In 2022, the Africa Carbon Markets Initiative (ACMI) was launched on the sidelines of the United Nations Climate Change Conference (COP27) held in Egypt. The initiative is led by a 13-member steering committee of African leaders and carbon credit experts and is tasked to expand Africa’s voluntary carbon markets capabilities while creating job opportunities.
According to ACMI secretariat, the plan comes at a time when Africa produces only a tiny percentage of its carbon credit potential and aims to produce 300 million carbon credits annually by 2030, and 1.5 billion credits annually by 2050. It is expected to unlock USD6 billion in revenue by 2030 and over USD 120 billion by 2050.
Regulators and Investors
Investors and regulators have over the past few years played a crucial role in shaping global carbon markets. They establish rules and legal frameworks for investment decisions and engagement strategies. The Central Bank of Kenya, in their Guidance on Climate-Related Risk Management provides guidelines on climate-related risks for financial institutions. The institutions are advised to integrate climate-related risk management into their business decisions and operations; by setting emission reduction targets and developing monitoring reporting mechanisms. This would not only ensure compliance with the regulator but also put them in an attractive position to would-be investors in the voluntary carbon market. Regulated companies can use the regulatory requirement as an opportunity to engage in the voluntary carbon market by selling carbon credits earned from their climate risk management initiatives.

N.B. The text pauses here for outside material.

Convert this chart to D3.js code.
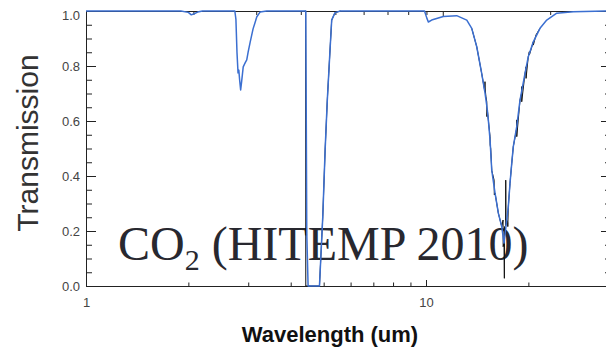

Individual and corporate investors, through their investment strategies and decisions, have an influence on carbon markets, especially around environmental, social and governance practices relating to emissions reduction and environmental performance.
The African Potential
Thanks to Africa’s natural resource base and high adaptability to technology, there is a growing potential for a highly effective carbon market aimed at promoting sustainable development and reducing greenhouse gas emissions. Africa is also home to many countries that, despite being low GHG emitters, have been most affected by climate change. Initiatives such as renewable energy generation, energy efficiency, afforestation, reforestation and smart agriculture have been used to generate tradeable credits.
In the recent auction, RVCMC also signed two MOUs with Eveready East Africa Plc and Carbon Vista Nigeria LP. The two companies are expected to generate high-quality, impactful carbon projects in Africa.

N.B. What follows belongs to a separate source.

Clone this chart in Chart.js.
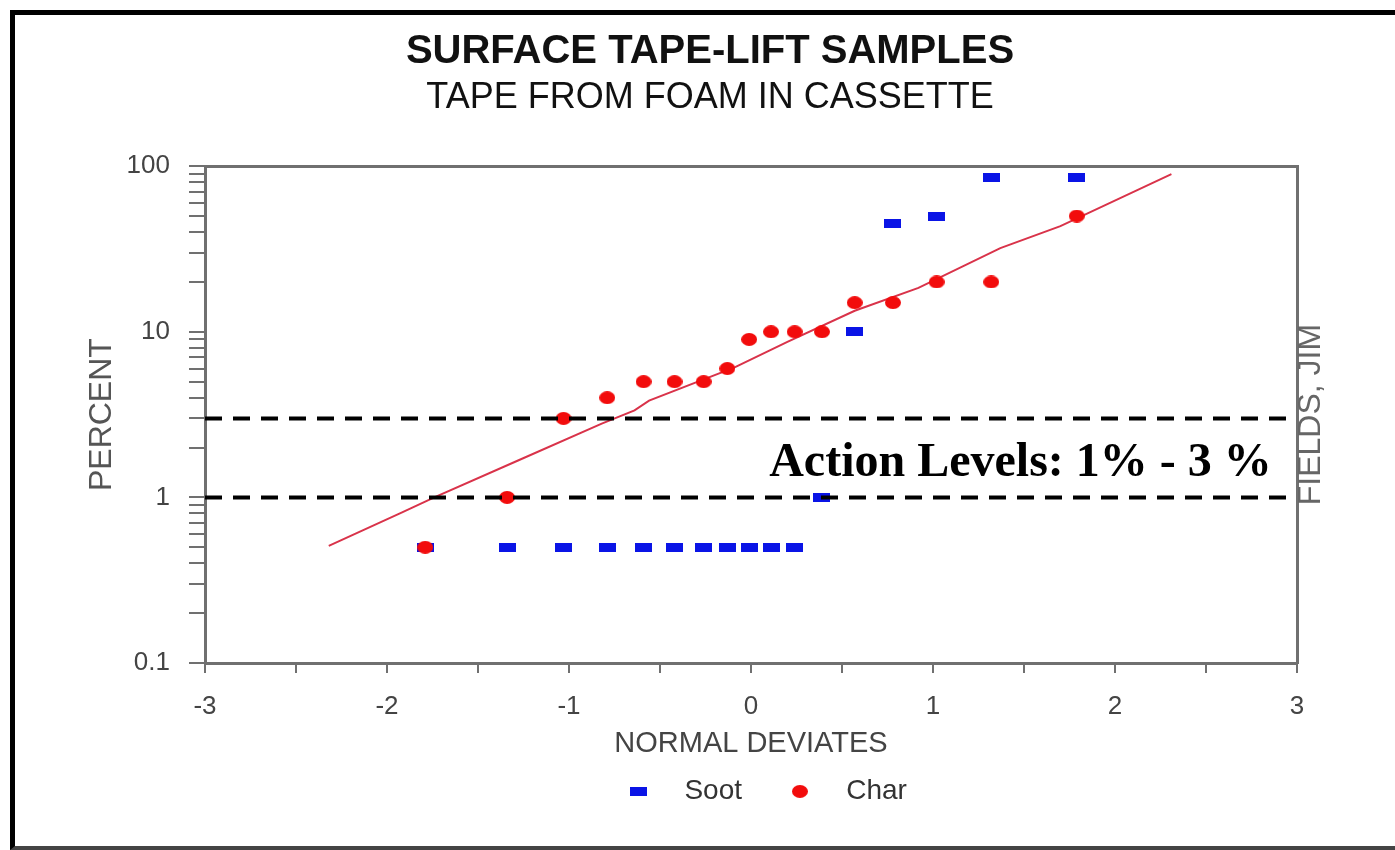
<!DOCTYPE html>
<html>
<head>
<meta charset="utf-8">
<title>Surface tape-lift samples</title>
<script src="https://cdn.jsdelivr.net/npm/chart.js@4.4.0/dist/chart.umd.min.js"></script>
<style>
  body { margin: 0; background: #fff; }
  #wrap { position: relative; width: 1395px; height: 850px; overflow: hidden; }
  #myChart { display: block; }
  #frame { position: absolute; left: 10px; top: 10px; width: 1400px; height: 831px;
           border-left: 5px solid #000; border-top: 5px solid #000; border-bottom: 4px solid #444;
           pointer-events: none; }
</style>
</head>
<body>
<div id="wrap">
  <canvas id="myChart" width="1395" height="850"></canvas>
  <div id="frame"></div>
</div>
<script>
// DATA
var deviates   = [-1.79, -1.34, -1.03, -0.79, -0.59, -0.42, -0.26, -0.13, -0.01, 0.11, 0.24, 0.39, 0.57, 0.78, 1.02, 1.32, 1.79];
var sootValues = [0.5, 0.5, 0.5, 0.5, 0.5, 0.5, 0.5, 0.5, 0.5, 0.5, 0.5, 1, 10, 45, 50, 85, 85];
var charValues = [0.5, 1, 3, 4, 5, 5, 5, 6, 9, 10, 10, 10, 15, 15, 20, 20, 50];
var fitDeviates = [-2.32, -1.92, -1.74, -1.28, -0.82, -0.64, -0.56, -0.09, 0.20, 0.57, 0.92, 1.37, 1.70, 2.31];
var fitValues   = [0.51, 0.81, 1.0, 1.67, 2.79, 3.35, 3.84, 6.1, 8.7, 13.4, 18.4, 32, 43.5, 89.5];
var actionLevels = [3, 1];
var xRange = [-3, 3];
var yRange = [0.1, 100];
var yTickValues = [0.1, 0.2, 0.3, 0.4, 0.5, 0.6, 0.7, 0.8, 0.9,
                   1, 2, 3, 4, 5, 6, 7, 8, 9,
                   10, 20, 30, 40, 50, 60, 70, 80, 90, 100];
var yLabelValues = [0.1, 1, 10, 100];
var actionText = 'Action Levels: 1% - 3 %';
var actionTextAt = [0.1, 1.34];
var sideNote = 'FIELDS, JIM';

var SANS = '"Liberation Sans", Arial, sans-serif';
var SERIF = '"Liberation Serif", "Times New Roman", serif';
var AXIS_GREY = '#707070';
var legendShift = 17;

function toPoints(xs, ys){
    return xs.map(function(x, i){ return {x: x, y: ys[i]}; });
}

function makeMarker(w, h, color, round){
    var c = document.createElement('canvas');
    c.width = w; c.height = h;
    var g = c.getContext('2d');
    g.fillStyle = color;
    if (round) {
        g.beginPath();
        g.ellipse(w / 2, h / 2, w / 2, h / 2, 0, 0, Math.PI * 2);
        g.fill();
    } else {
        g.fillRect(0, 0, w, h);
    }
    return c;
}

var sootMarker = makeMarker(17, 9, '#0a14e6', false);
var charMarker = makeMarker(16, 13, '#f20c0c', true);

function actionLine(level){
    return {
        label: 'action' + level,
        type: 'line',
        data: toPoints(xRange, [level, level]),
        showLine: true,
        borderColor: '#000',
        borderWidth: 4,
        borderDash: [17, 11],
        pointRadius: 0,
        fill: false,
        order: 0
    };
}

var extras = {
    id: 'extras',
    afterLayout: function(chart){
        chart.legend.left += legendShift;
        chart.legend.right += legendShift;
    },
    afterDatasetsDraw: function(chart){
        var ctx = chart.ctx;
        var xs = chart.scales.x, ys = chart.scales.y, area = chart.chartArea;
        ctx.save();
        ctx.fillStyle = '#000';
        ctx.font = 'bold 48px ' + SERIF;
        ctx.textAlign = 'left';
        ctx.textBaseline = 'alphabetic';
        ctx.fillText(actionText, xs.getPixelForValue(actionTextAt[0]), ys.getPixelForValue(actionTextAt[1]));
        ctx.translate(area.right + 14, (area.top + area.bottom) / 2);
        ctx.rotate(-Math.PI / 2);
        ctx.fillStyle = '#666';
        ctx.font = '32px ' + SANS;
        ctx.textAlign = 'center';
        ctx.textBaseline = 'middle';
        ctx.fillText(sideNote, 0, 0);
        ctx.restore();
    }
};

var ctx = document.getElementById('myChart').getContext('2d');
var chart = new Chart(ctx, {
    type: 'scatter',
    data: {
        datasets: [{
            label: 'Soot',
            data: toPoints(deviates, sootValues),
            pointStyle: sootMarker,
            backgroundColor: '#0a14e6',
            borderColor: '#0a14e6',
            order: 2
        }, {
            label: 'Char',
            data: toPoints(deviates, charValues),
            pointStyle: charMarker,
            backgroundColor: '#f20c0c',
            borderColor: '#f20c0c',
            order: 1
        }, {
            label: 'fit',
            type: 'line',
            data: toPoints(fitDeviates, fitValues),
            showLine: true,
            borderColor: '#d9334a',
            borderWidth: 2,
            pointRadius: 0,
            fill: false,
            order: 3
        },
        actionLine(actionLevels[0]),
        actionLine(actionLevels[1])]
    },
    plugins: [extras],
    options: {
        responsive: false,
        animation: false,
        layout: { padding: { left: 40, right: 15, top: 14, bottom: 34.6 } },
        scales: {
            x: {
                type: 'linear',
                min: xRange[0], max: xRange[1],
                afterFit: function(s){ s.height = 104.4; },
                border: { color: AXIS_GREY, width: 3 },
                grid: { drawOnChartArea: false, tickLength: 10, color: AXIS_GREY, lineWidth: 2 },
                ticks: {
                    stepSize: 0.5, autoSkip: false, maxRotation: 0, padding: 18,
                    color: '#444', font: { family: SANS, size: 26 },
                    callback: function(v){ return Number.isInteger(v) ? String(v) : ''; }
                },
                title: {
                    display: true, text: 'NORMAL DEVIATES', color: '#444',
                    font: { family: SANS, size: 29 }, padding: { top: 0, bottom: 6 }
                }
            },
            x2: {
                type: 'linear', position: 'top',
                min: xRange[0], max: xRange[1],
                afterFit: function(s){ s.height = 0; },
                border: { color: AXIS_GREY, width: 3 },
                grid: { display: false },
                ticks: { display: false }
            },
            y: {
                type: 'logarithmic',
                min: yRange[0], max: yRange[1],
                afterBuildTicks: function(s){ s.ticks = yTickValues.map(function(v){ return {value: v}; }); },
                afterFit: function(s){ s.width = 165; },
                border: { color: AXIS_GREY, width: 3 },
                grid: { drawOnChartArea: false, tickLength: 16, color: AXIS_GREY, lineWidth: 2 },
                ticks: {
                    autoSkip: false, padding: 19,
                    color: '#444', font: { family: SANS, size: 26 },
                    callback: function(v){ return yLabelValues.indexOf(v) >= 0 ? String(v) : ''; }
                },
                title: {
                    display: true, text: 'PERCENT', color: '#555',
                    font: { family: SANS, size: 32 }, padding: { top: 42.8, bottom: 0 }
                }
            },
            y2: {
                type: 'linear', position: 'right',
                afterFit: function(s){ s.width = 83; },
                border: { color: AXIS_GREY, width: 3 },
                grid: { display: false },
                ticks: { display: false }
            }
        },
        plugins: {
            title: {
                display: true, text: 'SURFACE TAPE-LIFT SAMPLES', color: '#111',
                font: { family: SANS, size: 40, weight: 'bold' },
                padding: { top: 14, bottom: 0 }
            },
            subtitle: {
                display: true, text: 'TAPE FROM FOAM IN CASSETTE', color: '#111',
                font: { family: SANS, size: 36, weight: 'normal' },
                padding: { top: 0.6, bottom: 46.4 }
            },
            legend: {
                position: 'bottom',
                fullSize: false,
                labels: {
                    usePointStyle: true,
                    boxWidth: 18, boxHeight: 10, padding: 10,
                    color: '#333',
                    font: { family: SANS, size: 28 },
                    generateLabels: function(c){
                        var items = Chart.defaults.plugins.legend.labels.generateLabels(c);
                        items = items.filter(function(it){ return it.text === 'Soot' || it.text === 'Char'; });
                        items.sort(function(a, b){ return a.datasetIndex - b.datasetIndex; });
                        items.forEach(function(it, i){
                            it.text = '   ' + it.text + (i === 0 ? '     ' : '');
                        });
                        return items;
                    }
                }
            },
            tooltip: { enabled: false }
        }
    }
});
</script>
</body>
</html>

RVCM, according to their CEO, aspires to be one of the largest voluntary carbon markets in the world by 2030, enabling the reduction of hundreds of millions of tonnes in carbon emissions and contributing to the global net zero agenda.
Such commitments stand to enhance the success of the UN sustainable development goals and the Paris Agreement. And in the spirit of impact and shared value, voluntary carbon markets are a valuable tool in addressing climate change as they assign a monetary value to carbon emissions thus promoting sustainable practices.